I just broke my seat clips, too. I don't mind that they break since most people won't remove this part, ever. But I do mind the fact that an official replacement costs $20. Come on Chevy, this is a $1 or less part.

I'm thinking about removing the rear seat to make a large dog bed there. He rides in the back more often than humans, plus it would be nice to lose 40#.

PS thanks for digging up the p/n, Nick.


----------



## Gus_Mahn (Aug 16, 2011)

I recall something about the service manual saying to pull up really hard. It also mentioned the floor may be deformed, and the clip will break. With the fuel tank removed you can get to the back side of the clip. There was a thread about filing down the new clip so it will pull out without breaking.


----------



## jnorman (Jan 25, 2015)

I too installed back seat covers and had to take out the rear seat cushion.
I had read that you had to pull up very hard and didn't see where from, I tried from multiple places, even the corners (as someone suggested) and it never worked, finally I pretty much forced it out near where the clips were and I got it out.

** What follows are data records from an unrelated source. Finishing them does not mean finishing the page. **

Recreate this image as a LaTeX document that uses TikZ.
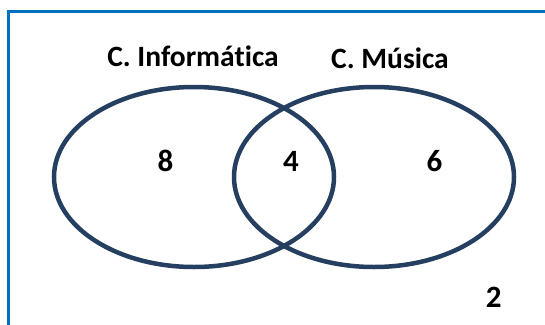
\documentclass[tikz,border=0pt]{standalone}
\usepackage{fontspec}
\setmainfont[Ligatures=NoCommon]{Carlito}
\definecolor{frameblue}{HTML}{0070C0}
\definecolor{setnavy}{HTML}{243F60}
\begin{document}
\begin{tikzpicture}[x=1pt,y=-1pt,
  setring/.style={draw=setnavy,line width=4.5pt},
  setlabel/.style={font=\bfseries\fontsize{29.5}{32}\selectfont,anchor=base,inner sep=0pt},
  countlabel/.style={font=\bfseries\fontsize{31}{34}\selectfont,anchor=center,inner sep=0pt}]
\useasboundingbox (0,0) rectangle (545,324);
\draw[frameblue,line width=3pt] (8.5,11) rectangle (570,350);
\draw[setring] (194,177) ellipse [x radius=140,y radius=90];
\draw[setring] (374,177) ellipse [x radius=140,y radius=90];
\node[setlabel] (inf) at (193,66) {C. Informática};
\node[setlabel] (mus) at (390,68.5) {C. Música};
\node[countlabel] (n8) at (165.5,161) {8};
\node[countlabel] (n4) at (291,161) {4};
\node[countlabel] (n6) at (434.5,161) {6};
\node[countlabel] (n2) at (493.6,297.6) {2};
\end{tikzpicture}
\end{document}
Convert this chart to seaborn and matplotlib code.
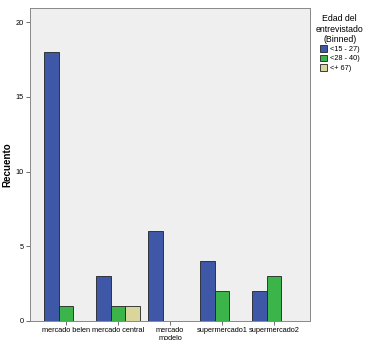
import pandas as pd
import matplotlib
matplotlib.use('Agg')
import matplotlib.pyplot as plt
import seaborn as sns

# Data
mercados = ['mercado belen', 'mercado central', 'mercado\nmodelo', 'supermercado1', 'supermercado2']
edades = ['<15 - 27)', '<28 - 40)', '<+ 67)']
cuenta_15_27 = [18, 3, 6, 4, 2]
cuenta_28_40 = [1, 1, 0, 2, 3]
cuenta_67 = [0, 1, 0, 0, 0]

rows = []
for serie, vals in zip(edades, [cuenta_15_27, cuenta_28_40, cuenta_67]):
    for m, v in zip(mercados, vals):
        if v > 0:
            rows.append({'mercado': m, 'edad': serie, 'Recuento': v})
df = pd.DataFrame(rows)

colores = ['#3E57A6', '#3BB54A', '#D9D59C']

plt.rcParams['font.family'] = ['Liberation Sans', 'DejaVu Sans']

fig = plt.figure(figsize=(3.67, 3.5), dpi=100)
ax = fig.add_axes([0.082, 0.083, 0.763, 0.894])
ax.set_facecolor('#EFEFEF')

sns.barplot(data=df, x='mercado', y='Recuento', hue='edad', order=mercados,
            hue_order=edades, palette=colores, saturation=1, width=0.84, gap=0,
            edgecolor='#222222', linewidth=0.6, ax=ax)

ax.set_xlim(-0.69, 4.69)
ax.set_ylim(0, 20.94)
ax.set_yticks([0, 5, 10, 15, 20])
ax.set_xlabel('')
ax.set_ylabel('Recuento', fontsize=7, fontweight='bold')
ax.yaxis.set_label_coords(-0.062, 0.5)
ax.tick_params(axis='both', labelsize=5.3, length=3, color='#555555', width=0.6, pad=1.5)
for s in ax.spines.values():
    s.set_color('#888888')
    s.set_linewidth(0.7)

leg = ax.legend(title='Edad del\nentrevistado\n(Binned)', loc='upper left',
                bbox_to_anchor=(1.01, 0.99), frameon=False, fontsize=5.3,
                title_fontsize=6.3, handlelength=1.0, handleheight=1.0,
                handletextpad=0.3, labelspacing=0.2, borderaxespad=0)
leg.get_title().set_multialignment('center')

plt.savefig('out.png', dpi=100)
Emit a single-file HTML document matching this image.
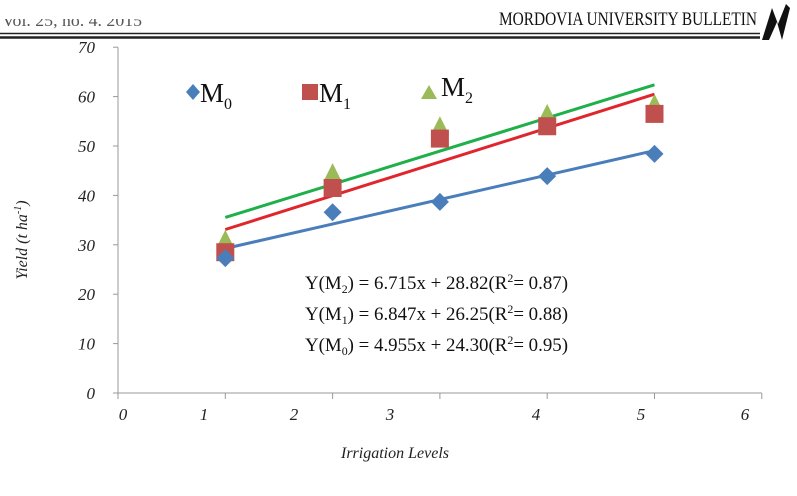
<!DOCTYPE html>
<html><head><meta charset="utf-8">
<style>
html,body{margin:0;padding:0;background:#fff;}
body{width:797px;height:491px;overflow:hidden;position:relative;font-family:"Liberation Serif",serif;}
svg text{font-family:"Liberation Serif",serif;}
</style></head>
<body>
<svg id="chart" width="797" height="491" viewBox="0 0 797 491" xmlns="http://www.w3.org/2000/svg">
  <g>
    <clipPath id="hclip"><rect x="0" y="19" width="200" height="15"/></clipPath>
    <text x="2" y="26" font-size="17" fill="#555" textLength="140" lengthAdjust="spacingAndGlyphs" clip-path="url(#hclip)">Vol. 25, no. 4. 2015</text>
    <text x="757" y="25" font-size="19" text-anchor="end" fill="#111" textLength="258" lengthAdjust="spacingAndGlyphs">MORDOVIA UNIVERSITY BULLETIN</text>
    <line x1="0" y1="33.5" x2="760" y2="33.5" stroke="#222" stroke-width="1.5"/>
    <line x1="0" y1="37.5" x2="760" y2="37.5" stroke="#222" stroke-width="2.5"/>
    <path d="M762 40 L772 8 L778 24 L786 4 L790 8 L782 40 L777 22 L769 40 Z" fill="#111"/>
  </g>
  <g id="axes"></g>
  <g id="marks"></g>
  <g>
    <path d="M186 92 l7 -8 l7 8 l-7 8 Z" fill="#4a7ebb"/>
    <text x="200" y="102" font-size="27" fill="#111">M<tspan font-size="16" dy="7">0</tspan></text>
    <rect x="302" y="84" width="16" height="16" fill="#c0504d"/>
    <text x="319" y="102" font-size="27" fill="#111">M<tspan font-size="16" dy="7">1</tspan></text>
    <path d="M421 99 l8 -14 l8 14 Z" fill="#9bbb59"/>
    <text x="441" y="96" font-size="27" fill="#111">M<tspan font-size="16" dy="7">2</tspan></text>
  </g>
  <g font-size="19" fill="#111">
    <text x="305" y="289" textLength="263" lengthAdjust="spacingAndGlyphs">Y(M<tspan font-size="12" dy="4">2</tspan><tspan dy="-4">) = 6.715x + 28.82(R</tspan><tspan font-size="12" dy="-7">2</tspan><tspan dy="7">= 0.87)</tspan></text>
    <text x="305" y="320" textLength="263" lengthAdjust="spacingAndGlyphs">Y(M<tspan font-size="12" dy="4">1</tspan><tspan dy="-4">) = 6.847x + 26.25(R</tspan><tspan font-size="12" dy="-7">2</tspan><tspan dy="7">= 0.88)</tspan></text>
    <text x="305" y="351" textLength="263" lengthAdjust="spacingAndGlyphs">Y(M<tspan font-size="12" dy="4">0</tspan><tspan dy="-4">) = 4.955x + 24.30(R</tspan><tspan font-size="12" dy="-7">2</tspan><tspan dy="7">= 0.95)</tspan></text>
  </g>
  <text transform="translate(27,240) rotate(-90)" text-anchor="middle" font-size="16" font-style="italic" fill="#222">Yield (t ha<tspan font-size="10" dy="-6">-1</tspan><tspan dy="6">)</tspan></text>
  <text x="395" y="458" text-anchor="middle" font-size="16" font-style="italic" fill="#222">Irrigation Levels</text>
</svg>
<script>
const xCategories = [1, 2, 3, 4, 5];
const m0Values = [27.3, 36.6, 38.7, 43.9, 48.4];
const m1Values = [28.5, 41.5, 51.5, 54.0, 56.5];
const m2Values = [31.0, 44.5, 54.0, 56.5, 58.5];
const m0Fit = [4.955, 24.30];
const m1Fit = [6.847, 26.25];
const m2Fit = [6.715, 28.82];
const yTicks = [0, 10, 20, 30, 40, 50, 60, 70];
const xTicks = [0, 1, 2, 3, 4, 5, 6];
const xTickLabels = ["0", "1", "2", "3", "4", "5", "6"];

const NS = "http://www.w3.org/2000/svg";
const X0 = 118, XS = 107.3, Y0 = 393, YS = 4.94;
function xs(v){ return X0 + v * XS; }
function ys(v){ return Y0 - v * YS; }
function mk(tag, attrs, parent){
  const e = document.createElementNS(NS, tag);
  for (const k in attrs) e.setAttribute(k, attrs[k]);
  parent.appendChild(e);
  return e;
}
const axes = document.getElementById('axes');
const marks = document.getElementById('marks');

let l = mk('line', {x1: X0, y1: ys(70), x2: X0, y2: Y0, stroke: '#999', 'stroke-width': 1}, axes);


l = mk('line', {x1: X0, y1: Y0, x2: xs(6), y2: Y0, stroke: '#999', 'stroke-width': 1}, axes);



yTicks.forEach(t => {
  const tk = mk('line', {x1: X0 - 5, y1: ys(t), x2: X0, y2: ys(t), stroke: '#999'}, axes);
  
  
  const tx = mk('text', {x: 95, y: ys(t) + 6, 'text-anchor': 'end', 'font-size': 17, 'font-style': 'italic', fill: '#222'}, axes);
  tx.textContent = String(t);
  
  
});
const labelX = [123, 204, 294, 390, 536, 641, 745];
xTicks.forEach((t, i) => {
  const tk = mk('line', {x1: xs(t), y1: Y0, x2: xs(t), y2: Y0 + 6, stroke: '#999'}, axes);
  
  
  const tx = mk('text', {x: labelX[i], y: Y0 + 27, 'text-anchor': 'middle', 'font-size': 17, 'font-style': 'italic', fill: '#222'}, axes);
  tx.textContent = xTickLabels[i];
  
  
});

function trend(fit, color, name){
  const a = xCategories[0], b = xCategories[xCategories.length - 1];
  const ln = mk('line', {x1: xs(a), y1: ys(fit[0]*a + fit[1]), x2: xs(b), y2: ys(fit[0]*b + fit[1]), stroke: color, 'stroke-width': 3}, marks);
  
  
}
trend(m0Fit, '#4a7ebb', 'trendline-m0');
trend(m1Fit, '#e0262c', 'trendline-m1');
trend(m2Fit, '#1fb04a', 'trendline-m2');

m2Values.forEach((v, i) => {
  const cx = xs(xCategories[i]), cy = ys(v);
  const p = mk('path', {d: `M${cx-9} ${cy+8} L${cx} ${cy-10} L${cx+9} ${cy+8} Z`, fill: '#9bbb59'}, marks);
  
  
});
m1Values.forEach((v, i) => {
  const cx = xs(xCategories[i]), cy = ys(v);
  const p = mk('rect', {x: cx - 9, y: cy - 9, width: 18, height: 18, fill: '#c0504d'}, marks);
  
  
});
m0Values.forEach((v, i) => {
  const cx = xs(xCategories[i]), cy = ys(v);
  const p = mk('path', {d: `M${cx-9} ${cy} L${cx} ${cy-9} L${cx+9} ${cy} L${cx} ${cy+9} Z`, fill: '#4a7ebb'}, marks);
  
  
});
</script>
</body></html>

BUT....
1. one the plastic clips ended up breaking
2. the other plastic clip ended up intact still on the metal clip of the cushion

Now I admit I didn't give the exact same extreme force on the corners, but if I did, I'd fear I would have broken something else.
That is how much force it needed.

Unfortunately after taking the cushion off, the metal openings on the seat where the clips sat were slightly bent upwards, probably due to the force of taking off the clips.

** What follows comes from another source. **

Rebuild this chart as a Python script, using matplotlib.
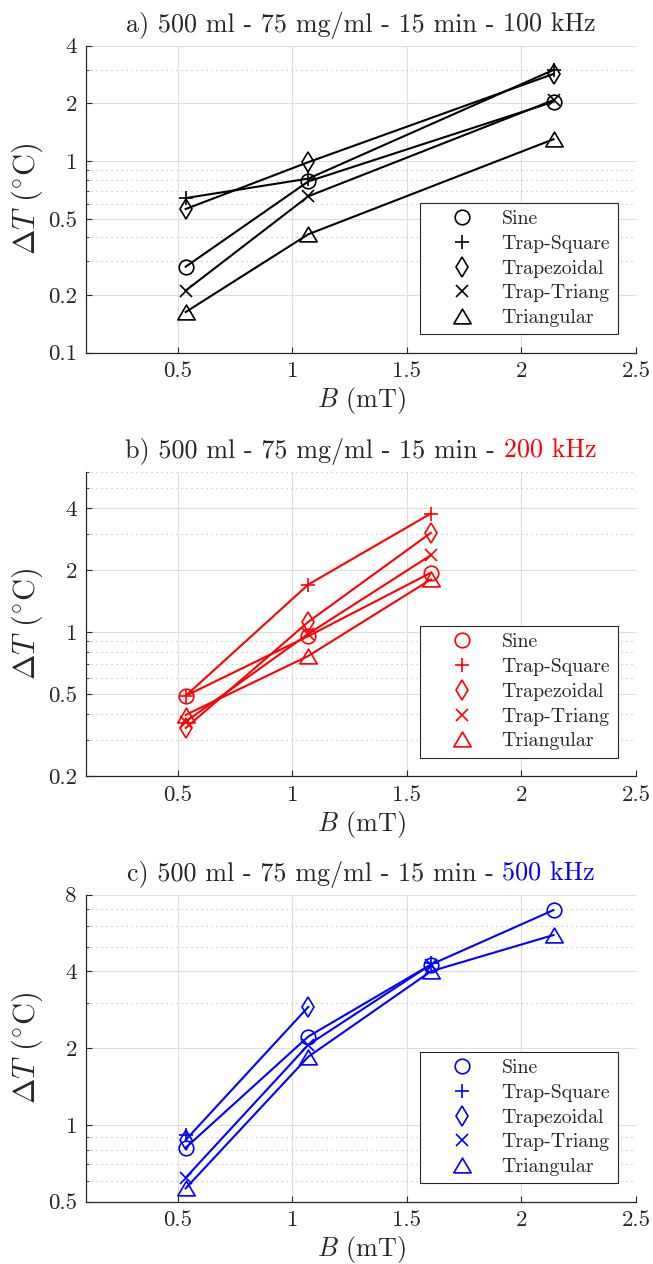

Currently I'm short one clip, when I reinstalled the cushion with the cover over it, it seemed to pop back into place ok although not as good as it was, and of course the other side of the cushion that has the broken clip is completely not fastened.


I find it absolutely ridiculous that up here in Canada is it well over $40 a clip, I may be looking picking one up from China if needed.


----------